The Former British Prime Minster David Cameron ridiculed Richard Murphy’s Joy of Tax. ‘64 positions and none of them work’, the badly delivered punchline went. Despite the apparent antipathy between Murphy’s earnest progressivism and Cameron’s faux jocularity, however, the world occupied by the tax enthusiasts, on the one side, and the tax adversaries, on the other, no longer exists, if ever it did. Philanthropic foundations form a crucial dimension of the real world which the more versus less tax fantasy only serves to suppress. McGoey’s book refuses the Left or Right, for or against, in or out soundbites. It takes the time to earn the right to polemicise and, having earned it, refuses to exercise it. The reality of embeddedness, it would seem, is much more complicated than any discernible polemic would allow for.

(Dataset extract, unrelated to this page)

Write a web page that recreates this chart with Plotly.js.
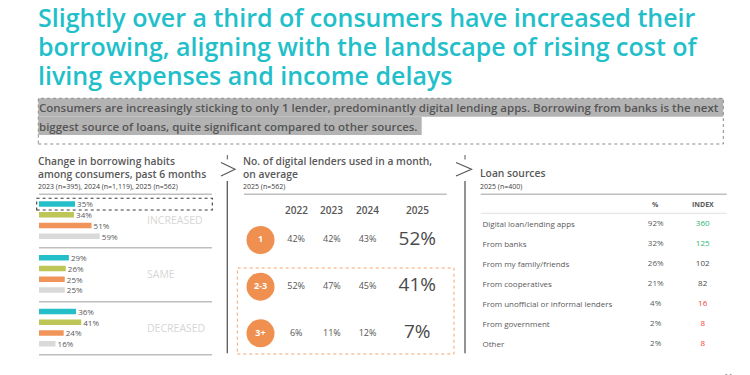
<!DOCTYPE html>
<html>
<head>
<meta charset="utf-8">
<script src="https://cdn.plot.ly/plotly-3.0.1.min.js"></script>
<style>
  html, body { margin: 0; padding: 0; background: #ffffff; }
  #chart { width: 750px; height: 375px; }
</style>
</head>
<body>
<div id="chart"></div>
<script>
// Change in borrowing habits among consumers, past 6 months (% of consumers)
const habitGroups = ['INCREASED', 'SAME', 'DECREASED'];
const habitYears = ['2025', '2024', '2023', '2022'];
const habit2025 = [35, 29, 36];
const habit2024 = [34, 26, 41];
const habit2023 = [51, 25, 24];
const habit2022 = [59, 25, 16];

// No. of digital lenders used in a month, on average (%)
const lenderCounts = ['1', '2-3', '3+'];
const lenderYears = ['2022', '2023', '2024'];
const lenders2022 = [42, 52, 6];
const lenders2023 = [42, 47, 11];
const lenders2024 = [43, 45, 12];
const lenders2025 = [52, 41, 7];

// Loan sources, 2025
const loanSources = ['Digital loan/lending apps', 'From banks', 'From my family/friends',
  'From cooperatives', 'From unofficial or informal lenders', 'From government', 'Other'];
const loanShare = [92, 32, 26, 21, 4, 2, 2];
const loanIndex = [360, 125, 102, 82, 16, 8, 8];

// ---- page geometry helpers (pixel -> paper) ----
const W = 750, H = 375;
const px = x => x / W;
const py = y => 1 - y / H;
const FONT = '"Open Sans", "Noto Sans", sans-serif';
const TEAL = '#22bfca';
const GREY_TXT = '#595959';
const ORANGE = '#ef8f50';

const yearColors = { '2025': '#25bfc9', '2024': '#bec657', '2023': '#f0945a', '2022': '#d9d9d9' };
const habitByYear = { '2025': habit2025, '2024': habit2024, '2023': habit2023, '2022': habit2022 };
const GROUP_STRIDE = 5; // bar slots per group incl. spacing

const traces = [];

// Left panel: horizontal bars per group and year
habitYears.forEach((yr, i) => {
  traces.push({
    type: 'bar', orientation: 'h',
    x: habitByYear[yr],
    y: habitGroups.map((g, gi) => gi * GROUP_STRIDE + i),
    width: 0.5,
    marker: { color: yearColors[yr] },
    texttemplate: '\u00a0%{x}%', textposition: 'outside', constraintext: 'none',
    outsidetextfont: { family: FONT, size: 8, color: GREY_TXT },
    textfont: { family: FONT, size: 8, color: GREY_TXT },
    cliponaxis: false, hoverinfo: 'skip', name: yr,
    xaxis: 'x', yaxis: 'y'
  });
});

// Middle panel: lender-count badges
traces.push({
  type: 'scatter', mode: 'markers+text',
  x: lenderCounts.map(() => 'lenders'), y: lenderCounts,
  text: lenderCounts, textposition: 'middle center',
  marker: { size: 28, color: ORANGE },
  textfont: { family: FONT, size: 9, color: '#ffffff', weight: 700 },
  cliponaxis: false, hoverinfo: 'skip', xaxis: 'x2', yaxis: 'y2'
});
// Middle panel: 2022-2024 shares
const lenderByYear = { '2022': lenders2022, '2023': lenders2023, '2024': lenders2024 };
traces.push({
  type: 'scatter', mode: 'text',
  x: lenderYears.flatMap(yr => lenderCounts.map(() => yr)),
  y: lenderYears.flatMap(() => lenderCounts),
  text: lenderYears.flatMap(yr => lenderByYear[yr].map(v => v + '%')),
  textposition: 'middle center',
  textfont: { family: FONT, size: 9, color: '#555555' },
  cliponaxis: false, hoverinfo: 'skip', xaxis: 'x2', yaxis: 'y2'
});
// Middle panel: 2025 shares, emphasised
traces.push({
  type: 'scatter', mode: 'text',
  x: lenderCounts.map(() => '2025'), y: lenderCounts,
  text: lenders2025.map(v => v + '%'),
  textposition: 'middle center',
  textfont: { family: FONT, size: 19, color: '#4a4a4a' },
  cliponaxis: false, hoverinfo: 'skip', xaxis: 'x3', yaxis: 'y2'
});

// Right panel: share and index columns
traces.push({
  type: 'scatter', mode: 'text',
  x: loanSources.map(() => '%'), y: loanSources,
  text: loanShare.map(v => v + '%'), textposition: 'middle center',
  textfont: { family: FONT, size: 8, color: GREY_TXT },
  cliponaxis: false, hoverinfo: 'skip', xaxis: 'x4', yaxis: 'y4'
});
traces.push({
  type: 'scatter', mode: 'text',
  x: loanSources.map(() => 'INDEX'), y: loanSources,
  text: loanIndex.map(String), textposition: 'middle center',
  textfont: { family: FONT, size: 8,
    color: loanIndex.map(v => v > 110 ? '#2bb673' : (v < 50 ? '#f2443d' : '#4a4a4a')) },
  cliponaxis: false, hoverinfo: 'skip', xaxis: 'x4', yaxis: 'y4'
});

// ---- decorations ----
const shapes = [];
function hline(x0, x1, y, color, width, dash) {
  shapes.push({ type: 'line', xref: 'paper', yref: 'paper', x0: px(x0), x1: px(x1), y0: py(y), y1: py(y),
    line: { color, width, dash: dash || 'solid' } });
}
function vline(x, y0, y1, color, width) {
  shapes.push({ type: 'line', xref: 'paper', yref: 'paper', x0: px(x), x1: px(x), y0: py(y0), y1: py(y1),
    line: { color, width } });
}
function rect(x0, y0, x1, y1, fill, lineColor, lineWidth, dash) {
  shapes.push({ type: 'rect', xref: 'paper', yref: 'paper', x0: px(x0), x1: px(x1), y0: py(y1), y1: py(y0),
    fillcolor: fill || 'rgba(0,0,0,0)', layer: 'below',
    line: { color: lineColor || 'rgba(0,0,0,0)', width: lineWidth || 0, dash: dash || 'solid' } });
}
function chevron(x0, xTip, yTop, yBot, color) {
  const ym = (yTop + yBot) / 2;
  shapes.push({ type: 'path', xref: 'paper', yref: 'paper',
    path: `M ${px(x0)} ${py(yTop)} L ${px(xTip)} ${py(ym)} L ${px(x0)} ${py(yBot)}`,
    line: { color, width: 1.2 } });
}

// Highlighted summary box
rect(38.3, 98.3, 723.3, 116.7, '#b3b3b3');
rect(38.3, 116.7, 421.7, 135, '#b3b3b3');
rect(38.3, 98.3, 723.3, 144, null, '#8c8c8c', 1, 'dot');

// Left panel rules
[194.3, 247.7, 301.7, 354.7].forEach(y => hline(39, 212, y, '#bfbfbf', 1.6));
rect(36.7, 198.3, 212.3, 210, null, '#3a3a3a', 1.1, 'dot');

// Middle panel rules
hline(244, 446.7, 194.3, '#bfbfbf', 1.6);
rect(237.3, 268, 454, 354, null, '#f3a46e', 1, 'dot');

// Right panel rules
hline(480.7, 726.7, 194.3, '#bfbfbf', 1.6);
hline(480.7, 726.7, 213.3, '#e0e0e0', 1);

// Section dividers
[[227.3, 221, 235], [465, 456, 471.5]].forEach(([x, c0, tip]) => {
  vline(x, 155, 159.5, '#595959', 1);
  chevron(c0, tip, 162.5, 176, '#595959');
  vline(x, 181, 353.3, '#595959', 1.3);
});

// ---- text ----
const annotations = [];
function label(text, x, y, opts) {
  annotations.push(Object.assign({
    text, xref: 'paper', yref: 'paper', x: px(x), y: py(y), xanchor: 'left', yanchor: 'middle',
    showarrow: false, borderpad: 0, font: { family: FONT, size: 10, color: GREY_TXT }
  }, opts || {}));
}

// Headline
const headFont = { family: FONT, size: 25, color: TEAL, weight: 600 };
label('Slightly over a third of consumers have increased their', 37, 16.5, { font: headFont });
label('borrowing, aligning with the landscape of rising cost of', 37, 46, { font: headFont });
label('living expenses and income delays', 37, 74.5, { font: headFont });

// Summary
const sumFont = { family: FONT, size: 11.5, color: '#555555', weight: 600 };
label('Consumers are increasingly sticking to only 1 lender, predominantly digital lending apps. Borrowing from banks is the next', 38, 107.3,
  { font: sumFont });
label('biggest source of loans, quite significant compared to other sources.', 38, 126, { font: sumFont });

// Left panel titles
const panelFont = { family: FONT, size: 10.3, color: GREY_TXT, weight: 600 };
const noteFont = { family: FONT, size: 7, color: '#404040' };
label('Change in borrowing habits', 37, 160.7, { font: panelFont });
label('among consumers, past 6 months', 37, 173.5, { font: panelFont });
label('2023 (n=395), 2024 (n=1,119), 2025 (n=562)', 37, 186.7, { font: noteFont });
habitGroups.forEach((g, gi) => {
  annotations.push({
    text: g, xref: 'paper', yref: 'y', x: px(145), y: gi * GROUP_STRIDE + (habitYears.length - 1) / 2,
    xanchor: 'left', yanchor: 'middle', showarrow: false,
    font: { family: FONT, size: 10.5, color: '#d6d6d6' }
  });
});

// Middle panel titles
label('No. of digital lenders used in a month,', 242, 160.7, { font: panelFont });
label('on average', 242, 173.5, { font: panelFont });
label('2025 (n=562)', 242, 186.7, { font: noteFont });
lenderYears.forEach((yr, i) => {
  annotations.push({
    text: yr, xref: 'x2', yref: 'paper', x: i + 1, y: py(210), xanchor: 'center', yanchor: 'middle',
    showarrow: false, font: { family: FONT, size: 10, color: '#555555', weight: 600 }
  });
});
annotations.push({
  text: '2025', xref: 'x3', yref: 'paper', x: 0, y: py(210), xanchor: 'center', yanchor: 'middle',
  showarrow: false, font: { family: FONT, size: 10, color: '#555555', weight: 600 }
});

// Right panel titles
label('Loan sources', 479, 172.7, { font: panelFont });
label('2025 (n=400)', 479, 186.7, { font: noteFont });
['%', 'INDEX'].forEach((h, i) => {
  annotations.push({
    text: h, xref: 'x4', yref: 'paper', x: i, y: py(204), xanchor: 'center', yanchor: 'middle',
    showarrow: false, font: { family: FONT, size: 7, color: GREY_TXT, weight: 700 }
  });
});

// Page number
label('11', 723, 369, { font: { family: FONT, size: 8, color: '#777777' }, yanchor: 'top' });

const hidden = { visible: false, fixedrange: true };
const layout = {
  width: W, height: H,
  margin: { l: 0, r: 0, t: 0, b: 0, pad: 0 },
  paper_bgcolor: '#ffffff', plot_bgcolor: 'rgba(0,0,0,0)',
  showlegend: false, barmode: 'overlay',
  font: { family: FONT },
  xaxis: Object.assign({}, hidden, { domain: [px(39), px(212)], range: [0, 168], anchor: 'y' }),
  yaxis: Object.assign({}, hidden, { domain: [py(354.7), py(194.3)], range: [14.02, -0.9], anchor: 'x' }),
  xaxis2: Object.assign({}, hidden, { type: 'category', categoryorder: 'array',
    categoryarray: ['lenders'].concat(lenderYears), domain: [px(242.65), px(385.45)], range: [-0.5, 3.5], anchor: 'y2' }),
  yaxis2: Object.assign({}, hidden, { type: 'category', categoryorder: 'array', categoryarray: lenderCounts,
    domain: [py(356.6), py(216.7)], range: [2.5, -0.5], anchor: 'x2' }),
  xaxis3: Object.assign({}, hidden, { type: 'category', categoryarray: ['2025'], categoryorder: 'array',
    domain: [px(392.3), px(442.3)], range: [-0.5, 0.5], anchor: 'y2' }),
  xaxis4: Object.assign({}, hidden, { type: 'category', categoryorder: 'array', categoryarray: ['%', 'INDEX'],
    domain: [px(632.2), px(726.2)], range: [-0.5, 1.5], anchor: 'y4' }),
  yaxis4: { type: 'category', categoryorder: 'array', categoryarray: loanSources,
    domain: [py(354.3), py(214)], range: [6.5, -0.5], anchor: 'free', position: px(478.5),
    ticklabelposition: 'inside', ticks: '', showline: false, showgrid: false, zeroline: false,
    tickfont: { family: FONT, size: 8, color: GREY_TXT }, fixedrange: true },
  shapes, annotations
};

Plotly.newPlot('chart', traces, layout, { staticPlot: true, displayModeBar: false });
</script>
</body>
</html>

And so here we are: a series of ends which States had traditionally take responsibility for now presided over by private foundations. This should concern us all greatly. This does not concern us very much. McGoey is not offering us a dogmatic call to arms, much less a fatalistic counsel of despair. What she has provided is a gift which performative polemicists have all but stopped us from expecting: a sociological account of the predominately unintended consequences of billionaire benevolence.